WRITTEN PROBLEM -
In the following material, identify every line holding the string "this" and return it.
+++
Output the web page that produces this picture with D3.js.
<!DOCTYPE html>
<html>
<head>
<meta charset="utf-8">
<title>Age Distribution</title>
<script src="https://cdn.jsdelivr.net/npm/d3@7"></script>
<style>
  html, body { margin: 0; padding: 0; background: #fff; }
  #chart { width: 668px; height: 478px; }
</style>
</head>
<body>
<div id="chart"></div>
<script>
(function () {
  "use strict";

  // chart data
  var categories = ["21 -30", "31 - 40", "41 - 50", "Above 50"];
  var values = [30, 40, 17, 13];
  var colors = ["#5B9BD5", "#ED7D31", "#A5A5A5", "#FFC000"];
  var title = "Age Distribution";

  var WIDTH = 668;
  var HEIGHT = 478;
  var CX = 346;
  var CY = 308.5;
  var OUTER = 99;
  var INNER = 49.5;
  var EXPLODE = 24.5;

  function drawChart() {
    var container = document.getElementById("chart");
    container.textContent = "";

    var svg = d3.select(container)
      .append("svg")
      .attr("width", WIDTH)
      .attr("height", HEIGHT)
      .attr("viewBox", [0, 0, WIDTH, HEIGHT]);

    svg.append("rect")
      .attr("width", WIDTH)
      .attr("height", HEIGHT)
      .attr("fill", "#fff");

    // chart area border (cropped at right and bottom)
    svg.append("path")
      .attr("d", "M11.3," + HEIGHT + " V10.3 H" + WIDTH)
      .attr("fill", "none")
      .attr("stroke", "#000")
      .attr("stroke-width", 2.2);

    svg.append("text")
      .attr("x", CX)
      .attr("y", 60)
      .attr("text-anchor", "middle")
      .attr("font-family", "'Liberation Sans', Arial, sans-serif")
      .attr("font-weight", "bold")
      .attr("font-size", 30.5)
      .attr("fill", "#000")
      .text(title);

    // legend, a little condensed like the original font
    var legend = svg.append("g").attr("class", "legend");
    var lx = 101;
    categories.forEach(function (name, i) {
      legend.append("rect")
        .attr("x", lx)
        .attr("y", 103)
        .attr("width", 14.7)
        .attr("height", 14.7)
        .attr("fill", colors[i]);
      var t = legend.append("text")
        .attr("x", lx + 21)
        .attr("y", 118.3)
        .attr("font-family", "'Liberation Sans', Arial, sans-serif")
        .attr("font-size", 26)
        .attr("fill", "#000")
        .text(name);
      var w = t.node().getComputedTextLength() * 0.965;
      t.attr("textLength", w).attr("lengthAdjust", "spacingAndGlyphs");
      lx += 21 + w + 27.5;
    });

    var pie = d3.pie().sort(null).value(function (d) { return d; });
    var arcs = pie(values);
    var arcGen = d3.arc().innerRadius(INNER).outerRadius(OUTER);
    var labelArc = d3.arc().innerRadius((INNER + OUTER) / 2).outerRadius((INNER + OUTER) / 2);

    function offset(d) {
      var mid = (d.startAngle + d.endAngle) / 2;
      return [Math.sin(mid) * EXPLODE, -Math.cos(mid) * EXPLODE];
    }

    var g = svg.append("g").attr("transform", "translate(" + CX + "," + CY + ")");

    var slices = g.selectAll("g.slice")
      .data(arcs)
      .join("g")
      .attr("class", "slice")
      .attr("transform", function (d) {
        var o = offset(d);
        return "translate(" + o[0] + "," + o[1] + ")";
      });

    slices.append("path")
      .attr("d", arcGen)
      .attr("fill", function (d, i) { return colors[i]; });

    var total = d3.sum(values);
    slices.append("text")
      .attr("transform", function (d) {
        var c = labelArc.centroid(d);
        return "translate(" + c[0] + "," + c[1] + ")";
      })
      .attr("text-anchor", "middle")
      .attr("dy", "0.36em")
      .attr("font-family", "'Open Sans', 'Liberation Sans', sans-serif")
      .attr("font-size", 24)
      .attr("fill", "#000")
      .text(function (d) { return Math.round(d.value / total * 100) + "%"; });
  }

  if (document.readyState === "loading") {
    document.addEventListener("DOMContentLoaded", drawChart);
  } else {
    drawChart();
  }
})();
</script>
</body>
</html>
+++
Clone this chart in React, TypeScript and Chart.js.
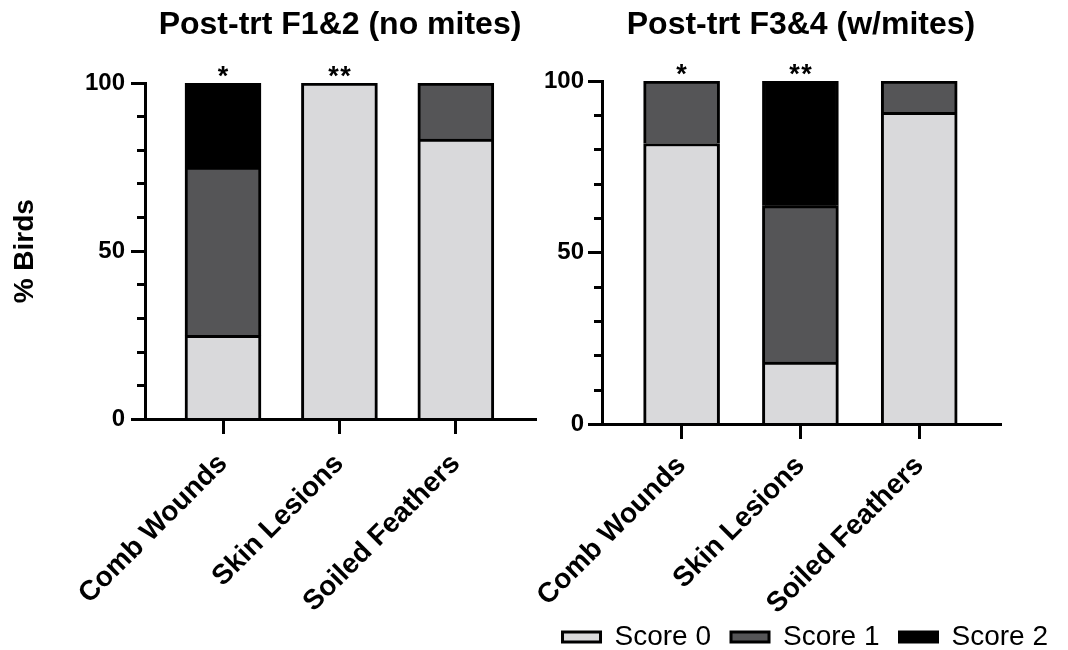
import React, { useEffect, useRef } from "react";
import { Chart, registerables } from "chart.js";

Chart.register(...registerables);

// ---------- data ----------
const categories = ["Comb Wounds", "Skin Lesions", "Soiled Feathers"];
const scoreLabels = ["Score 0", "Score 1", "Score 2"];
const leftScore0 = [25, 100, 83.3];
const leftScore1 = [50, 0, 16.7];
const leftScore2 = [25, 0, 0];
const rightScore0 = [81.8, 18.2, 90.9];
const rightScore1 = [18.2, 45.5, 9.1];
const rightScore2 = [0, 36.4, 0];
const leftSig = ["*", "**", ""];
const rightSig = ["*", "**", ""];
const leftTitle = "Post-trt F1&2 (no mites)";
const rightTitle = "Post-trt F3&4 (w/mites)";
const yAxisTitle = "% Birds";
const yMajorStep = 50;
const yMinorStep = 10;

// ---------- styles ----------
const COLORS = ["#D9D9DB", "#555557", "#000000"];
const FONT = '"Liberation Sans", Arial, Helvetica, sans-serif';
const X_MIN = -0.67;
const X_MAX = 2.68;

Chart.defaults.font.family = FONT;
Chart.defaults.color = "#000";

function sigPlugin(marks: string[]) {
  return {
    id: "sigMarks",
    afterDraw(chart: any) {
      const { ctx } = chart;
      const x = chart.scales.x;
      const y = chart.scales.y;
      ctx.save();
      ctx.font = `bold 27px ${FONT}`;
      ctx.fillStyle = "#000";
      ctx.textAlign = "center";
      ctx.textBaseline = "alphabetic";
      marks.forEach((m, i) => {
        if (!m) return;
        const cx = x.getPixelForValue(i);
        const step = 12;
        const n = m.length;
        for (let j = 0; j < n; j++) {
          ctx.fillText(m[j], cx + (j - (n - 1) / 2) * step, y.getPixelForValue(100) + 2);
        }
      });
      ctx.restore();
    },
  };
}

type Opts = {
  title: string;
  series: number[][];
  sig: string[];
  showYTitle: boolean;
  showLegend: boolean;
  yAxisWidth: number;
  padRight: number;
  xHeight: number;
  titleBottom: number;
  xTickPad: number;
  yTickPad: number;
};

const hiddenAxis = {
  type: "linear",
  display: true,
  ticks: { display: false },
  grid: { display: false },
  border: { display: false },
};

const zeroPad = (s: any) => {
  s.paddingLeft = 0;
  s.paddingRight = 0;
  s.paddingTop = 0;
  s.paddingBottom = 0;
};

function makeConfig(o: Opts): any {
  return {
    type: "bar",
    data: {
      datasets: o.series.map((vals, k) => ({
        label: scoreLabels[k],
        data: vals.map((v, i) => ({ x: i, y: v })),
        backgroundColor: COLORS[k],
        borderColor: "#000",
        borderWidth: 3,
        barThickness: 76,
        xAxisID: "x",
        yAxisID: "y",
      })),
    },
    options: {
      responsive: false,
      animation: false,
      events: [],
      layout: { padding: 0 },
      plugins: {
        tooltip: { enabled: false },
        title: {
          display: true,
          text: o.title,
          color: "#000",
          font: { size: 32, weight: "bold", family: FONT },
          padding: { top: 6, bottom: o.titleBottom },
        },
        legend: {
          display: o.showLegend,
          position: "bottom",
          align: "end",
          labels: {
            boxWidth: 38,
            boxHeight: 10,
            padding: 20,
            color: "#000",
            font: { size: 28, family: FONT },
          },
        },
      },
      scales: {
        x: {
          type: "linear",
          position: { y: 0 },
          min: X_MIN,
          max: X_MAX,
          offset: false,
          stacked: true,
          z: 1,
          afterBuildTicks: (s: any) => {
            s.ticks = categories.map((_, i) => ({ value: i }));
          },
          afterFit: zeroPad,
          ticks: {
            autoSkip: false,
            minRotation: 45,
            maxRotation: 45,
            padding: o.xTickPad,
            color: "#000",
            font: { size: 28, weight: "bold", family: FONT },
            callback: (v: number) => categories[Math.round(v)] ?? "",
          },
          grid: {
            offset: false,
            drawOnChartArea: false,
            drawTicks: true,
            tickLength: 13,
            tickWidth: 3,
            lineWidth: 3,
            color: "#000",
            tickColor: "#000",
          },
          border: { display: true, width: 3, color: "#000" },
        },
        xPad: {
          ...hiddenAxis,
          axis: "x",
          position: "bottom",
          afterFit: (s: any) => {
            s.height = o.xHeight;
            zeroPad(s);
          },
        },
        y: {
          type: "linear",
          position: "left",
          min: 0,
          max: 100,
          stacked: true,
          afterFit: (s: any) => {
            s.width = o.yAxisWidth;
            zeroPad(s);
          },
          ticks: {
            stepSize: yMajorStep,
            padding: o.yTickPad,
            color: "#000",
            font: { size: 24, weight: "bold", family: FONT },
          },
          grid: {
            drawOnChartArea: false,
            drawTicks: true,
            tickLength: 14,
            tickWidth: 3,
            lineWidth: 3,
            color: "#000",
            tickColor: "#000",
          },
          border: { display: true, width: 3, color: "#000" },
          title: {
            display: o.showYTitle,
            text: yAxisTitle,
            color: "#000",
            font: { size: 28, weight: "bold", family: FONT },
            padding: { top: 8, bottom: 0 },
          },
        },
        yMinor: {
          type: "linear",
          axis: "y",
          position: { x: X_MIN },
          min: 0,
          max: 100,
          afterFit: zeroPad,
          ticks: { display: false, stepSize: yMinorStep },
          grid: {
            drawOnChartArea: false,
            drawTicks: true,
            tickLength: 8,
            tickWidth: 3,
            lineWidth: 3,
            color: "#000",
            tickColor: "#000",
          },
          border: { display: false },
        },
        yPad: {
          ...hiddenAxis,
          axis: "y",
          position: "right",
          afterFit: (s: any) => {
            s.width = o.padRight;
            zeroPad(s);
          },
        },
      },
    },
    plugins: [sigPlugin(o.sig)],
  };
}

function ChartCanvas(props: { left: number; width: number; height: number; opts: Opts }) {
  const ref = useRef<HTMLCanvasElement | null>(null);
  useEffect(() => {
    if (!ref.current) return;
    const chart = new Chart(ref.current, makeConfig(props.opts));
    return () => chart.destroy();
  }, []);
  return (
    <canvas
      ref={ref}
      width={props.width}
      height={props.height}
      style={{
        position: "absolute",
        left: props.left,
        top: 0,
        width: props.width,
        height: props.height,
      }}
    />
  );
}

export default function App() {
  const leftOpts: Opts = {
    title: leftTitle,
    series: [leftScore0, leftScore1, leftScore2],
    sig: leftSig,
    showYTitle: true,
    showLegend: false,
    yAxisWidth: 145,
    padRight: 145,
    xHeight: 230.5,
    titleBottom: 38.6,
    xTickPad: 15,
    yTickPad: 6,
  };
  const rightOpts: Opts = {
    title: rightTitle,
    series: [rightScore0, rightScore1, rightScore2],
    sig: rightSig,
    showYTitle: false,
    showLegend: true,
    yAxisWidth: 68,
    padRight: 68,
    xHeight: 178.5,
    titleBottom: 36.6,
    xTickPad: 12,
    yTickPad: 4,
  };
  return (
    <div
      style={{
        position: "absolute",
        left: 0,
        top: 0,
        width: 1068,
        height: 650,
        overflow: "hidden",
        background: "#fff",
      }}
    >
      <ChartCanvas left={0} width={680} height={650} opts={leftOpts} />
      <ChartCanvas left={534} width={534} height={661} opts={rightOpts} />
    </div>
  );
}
+++
THE OUTPUT -
Output the web page that produces this picture with D3.js.
Clone this chart in React, TypeScript and Chart.js.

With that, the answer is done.